Some parents cannot be helped to change, and their children must be removed from their homes. But others desperately want to learn to parent and love well. Those professionals who work with them must be on call 24/7.

For thirty years I took emergency calls wherever I was. I attended court hearings with my clients, accompanied them to school conferences, and paid visits in the middle of the night when terror overwhelmed them and they feared hurting themselves or their children. I prepped them for job interviews and shopped with them as they chose their interviewing outfits. In short, I worked to give them the support and care they were denied in their own formative years.

In one case, the children and the dad began to trust me. The children began to improve academically, socially and emotionally. Predictably, the mom, who was the prime abuser, grew furious because her husband began to stand up to her cruelty. She complained to her caseworker at the Department of Human Services, as well as a worker from another agency, telling them I was a racist. Although her caseworker didn't believe this and said so to her superior, the case was removed from my care. When I had to say goodbye to the five children, I don't know who shed more tears— they or I.

Grudging audience

Two years ago I realized I could not carry this responsibility any longer. That is why I wrote to you, volunteering to train a few city workers who were interested in learning an in-depth approach to help and change. My letters to you were forwarded to the head of the city's Behavioral Health Department. After I made repeated calls to his office, I was grudgingly invited to present my model of help, with documentation.
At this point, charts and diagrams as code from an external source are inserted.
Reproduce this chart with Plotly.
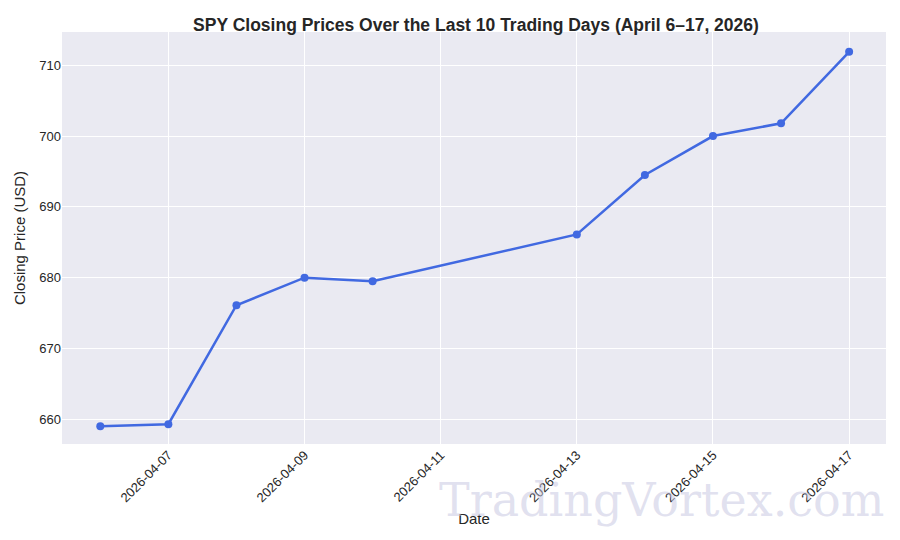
import plotly.graph_objects as go

dates = ["2026-04-06", "2026-04-07", "2026-04-08", "2026-04-09", "2026-04-10",
         "2026-04-13", "2026-04-14", "2026-04-15", "2026-04-16", "2026-04-17"]
closes = [659.0, 659.3, 676.1, 680.0, 679.5, 686.1, 694.5, 700.0, 701.8, 711.9]
tick_dates = ["2026-04-07", "2026-04-09", "2026-04-11", "2026-04-13", "2026-04-15", "2026-04-17"]

fig = go.Figure(go.Scatter(
    x=dates, y=closes, mode="lines+markers",
    line=dict(color="#4169E1", width=2.5),
    marker=dict(color="#4169E1", size=8),
))

fig.update_layout(
    width=900, height=540,
    margin=dict(l=54, r=22, t=24, b=104),
    paper_bgcolor="white", plot_bgcolor="#EAEAF2",
    font=dict(family="Liberation Sans", color="#262626", size=13),
    title=dict(text="<b>SPY Closing Prices Over the Last 10 Trading Days (April 6–17, 2026)</b>",
               x=0.52, xanchor="center", y=0.98, font=dict(size=17.5)),
    showlegend=False,
)
fig.update_xaxes(
    type="date", range=["2026-04-05 10:30", "2026-04-17 13:00"],
    tickvals=tick_dates, ticktext=tick_dates, tickangle=-45, automargin=False,
    gridcolor="white", gridwidth=1.2, zeroline=False, showline=False,
    title=dict(text="Date", font=dict(size=15), standoff=9),
)
fig.update_yaxes(
    range=[656.5, 714.7], tickvals=[660, 670, 680, 690, 700, 710], automargin=False,
    gridcolor="white", gridwidth=1.2, zeroline=False, showline=False,
    title=dict(text="Closing Price (USD)", font=dict(size=15), standoff=10),
)
fig.add_annotation(
    text="TradingVortex.com", xref="paper", yref="paper", x=1.0, y=-0.135,
    xanchor="right", yanchor="middle", showarrow=False,
    font=dict(family="DejaVu Serif", size=46, color="rgba(200,200,225,0.55)"),
)

fig.write_html("out.html")
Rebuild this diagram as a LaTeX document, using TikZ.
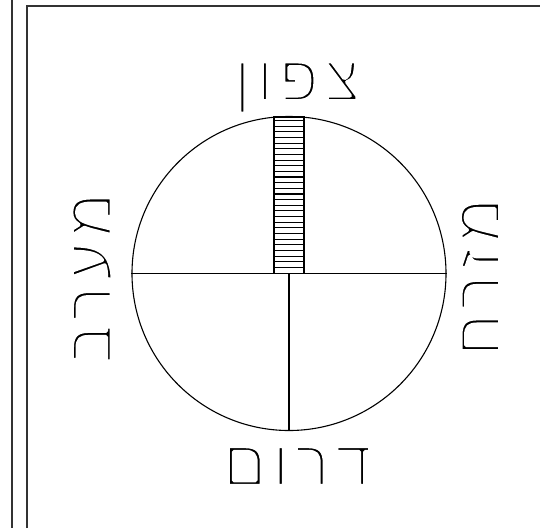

I spent many hours in preparation. Afterward, I was told that there was no need or room for my model in the city's plans. When I asked why I continued to get referrals if there was no need for my approach, there was silence.

I know it does not have to be this bad. I know little ones like Khalil and Danieal Kelly, who died at age 14, can be saved. I also know that the city agencies responsible for protecting such children are overwhelmed by the sheer magnitude of the stresses, the anger, the violence and the squalor they must confront day after day. Is it too much to ask that they welcome involvement from professionals who might be able to help alleviate the problem?